You sound nice and sensative - it is not you, it is him; people have different preferences in life, as to WHO they really want in their lives! Your ex may probably did enjoy your company and like you as a person' just not enough to keep you around, even as a friend.

 

I really think that:

 

- even a guy who is not that into you, still is human enough to CARE about you, on a basic, human level - you kniow, if anything bad was to happen to you, I am sure he would be upset, as he WAS close to you in a physical sense.

- That he would want to flirt with other girls, and not want hsi ex there - he KNOWS it would hurt you, and you would also ruin the chance of him finding a better suited girl.

- He may like you enough to have invited u HAD you not been his ex;, or, maybe he just is not that into you as a person, even as a friend? perhaps he sees no reason to have you in his life, based on what you bring to him.

 

There are people who would WANT you to be in their lives - seek them out, instead of lamenting over the people who do not value you enough as a person, to want you around - even as a friend.

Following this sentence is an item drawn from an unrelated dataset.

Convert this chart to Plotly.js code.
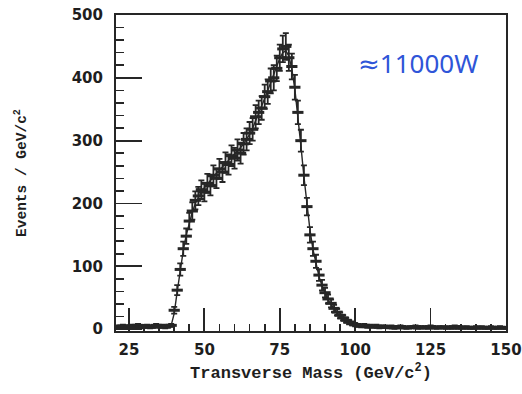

I know it is very harsh - to know that a guy you gave a lot of feelings to, does not like you enough to want you even as a friend - it does not mean he thinks badly of you, u are just not a person he needs enough in his life, to bother inviting you to his birthday party,.....

 

I am sure he cares....... Remember, even likable people are not liked that well by EVERY one - there will be at least ONE person who does not want them at their birthday party:) Very few people will be adored by every one - even the most charming fo people will hate people hating on them for being so wonderful!:lmao:

 

 

 

Bottom like: he is not into you enough to overcome your break up, enough to invite you. Either because he does not want an ex at his party because it would be uncomfortable, or because he just does not feel that your a person he wants to bother with as a friend even. Either way, he cares if something bad were to happen to you; he just does not wanrt to be friends with you. Ever.

 

Please use your self respect and ignore him if he ever talks to u again; focus on people who actually think your great.